A Renault detém 43% da Nissan, que possui 15% do grupo do diamante, enquanto a Nissan possui 34% de seu compatriota Mitsubishi Motors. Rumores de fusão vazaram recentemente.
As acusações contra Carlos Ghosn, que construiu essa aliança sozinho, acumulando funções como nenhum outro executivo desse nível até então, são um duro golpe no trio franco-japonês que reivindica o título de primeiro conglomerado automobilístico mundial.
No ano passado, foram 10,6 milhões de carros vendidos, superando os concorrentes Toyota, ou Volkswagen.
Veja a nota divulgada pela Nissan na íntegra
Quanto a graves delitos de conduta pelo presidente do conselho da Nissan e um diretor representante
Yokohama, Japão
Com base nas acusações de um denunciante, a Nissan Motor vem conduzindo uma investigação interna há alguns meses sobre delitos de conduta por parte de Carlos Ghosn, seu diretor representante e presidente de seu conselho, e Greg Kelly, diretor representante.

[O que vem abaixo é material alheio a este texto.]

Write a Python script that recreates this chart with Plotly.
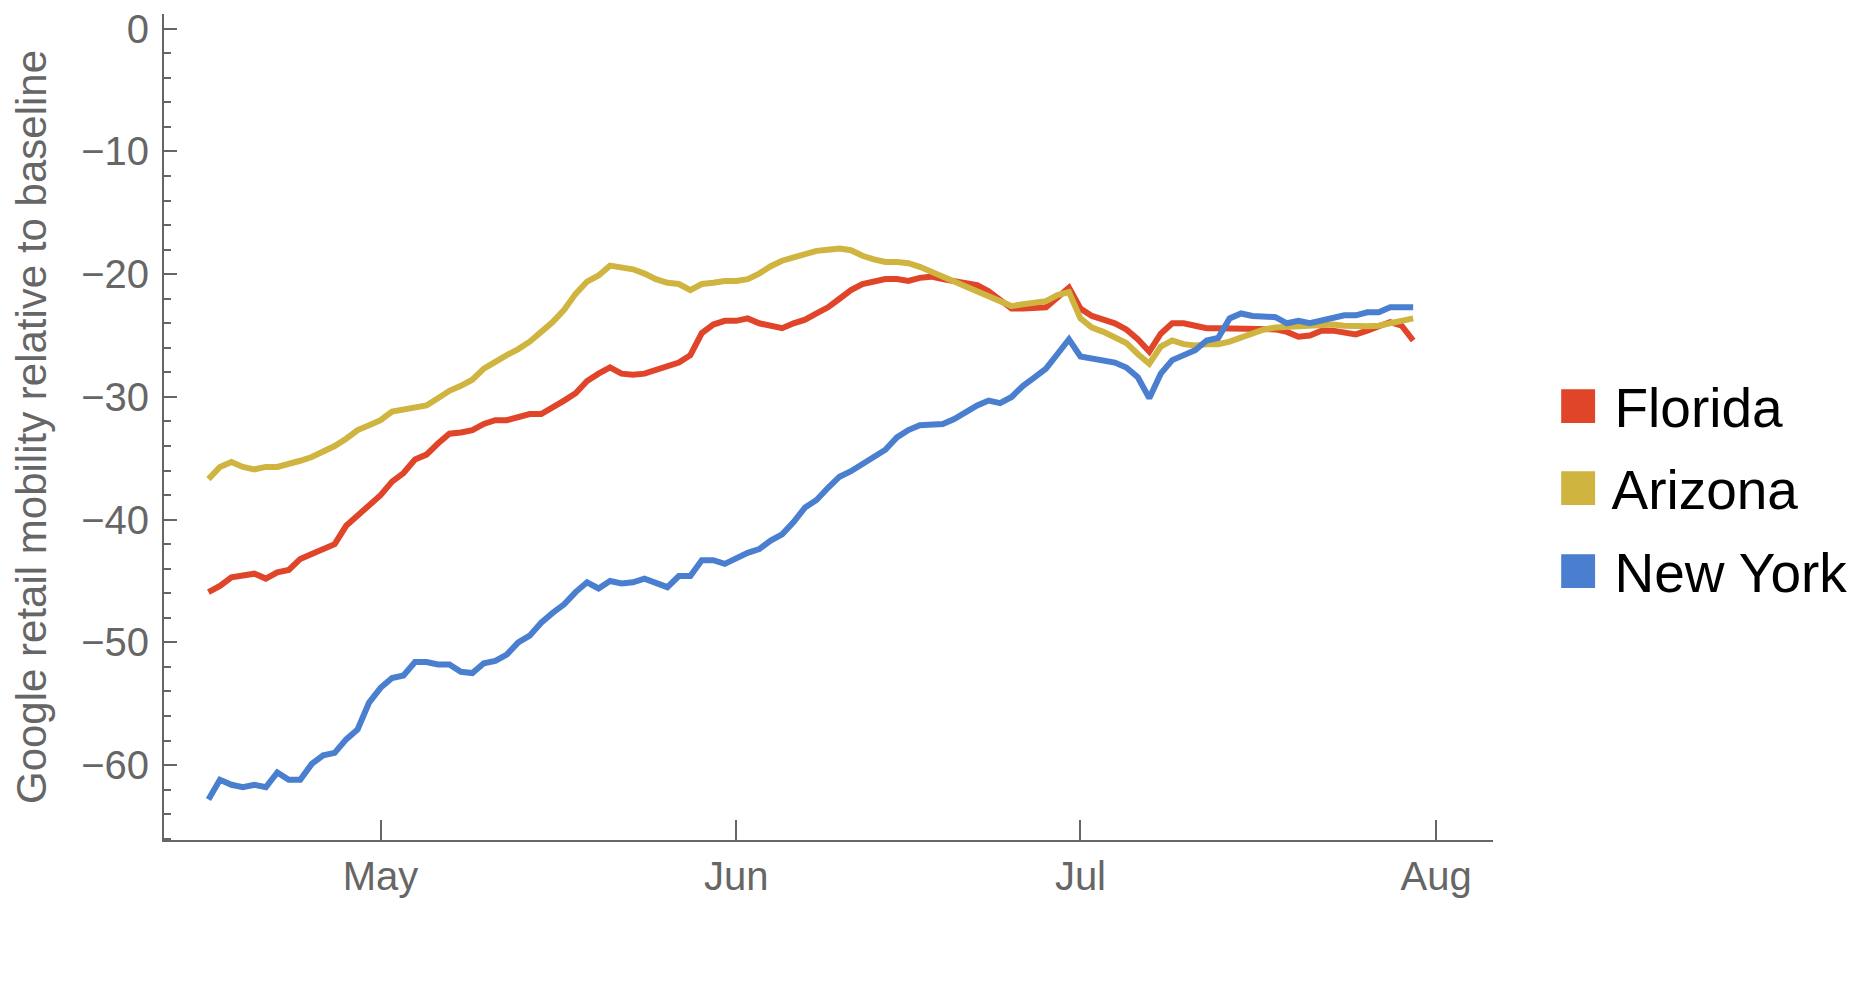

A investigação demonstrou que, há muitos anos, tanto Ghosn quanto Kelly vêm reportando remunerações recebidas em forma de títulos negociados na Bolsa de Valores de Tóquio por um valor inferior ao efetivo, a fim de reduzir o valor da remuneração declarada publicamente por Carlos Ghosn.
Além disso, com relação a Ghosn também existem diversos outros delitos de conduta, como uso pessoal de ativos da empresa; o envolvimento profundo de Kelly com os delitos também foi confirmado.
A Nissan vem fornecendo informações à procuradoria pública japonesa e coopera plenamente com sua investigação. Continuaremos a fazê-lo.
Já que os delitos de conduta revelados pela investigação interna constituem clara violação de seus deveres como membros do conselho, Hiroto Saikawa, o presidente-executivo da Nissan, proporá ao conselho da empresa que Ghosn seja removido imediatamente de seus postos como presidente do conselho e diretor representante. Saikawa proporá também que Kelly seja removido de seu posto como diretor representante.
A Nissan pede profundas desculpas por causar grande preocupação aos nossos acionistas e aos interessados na empresa. Continuaremos nosso trabalho para identificar nossas questões de governança e fiscalização, e tomaremos as medidas apropriadas.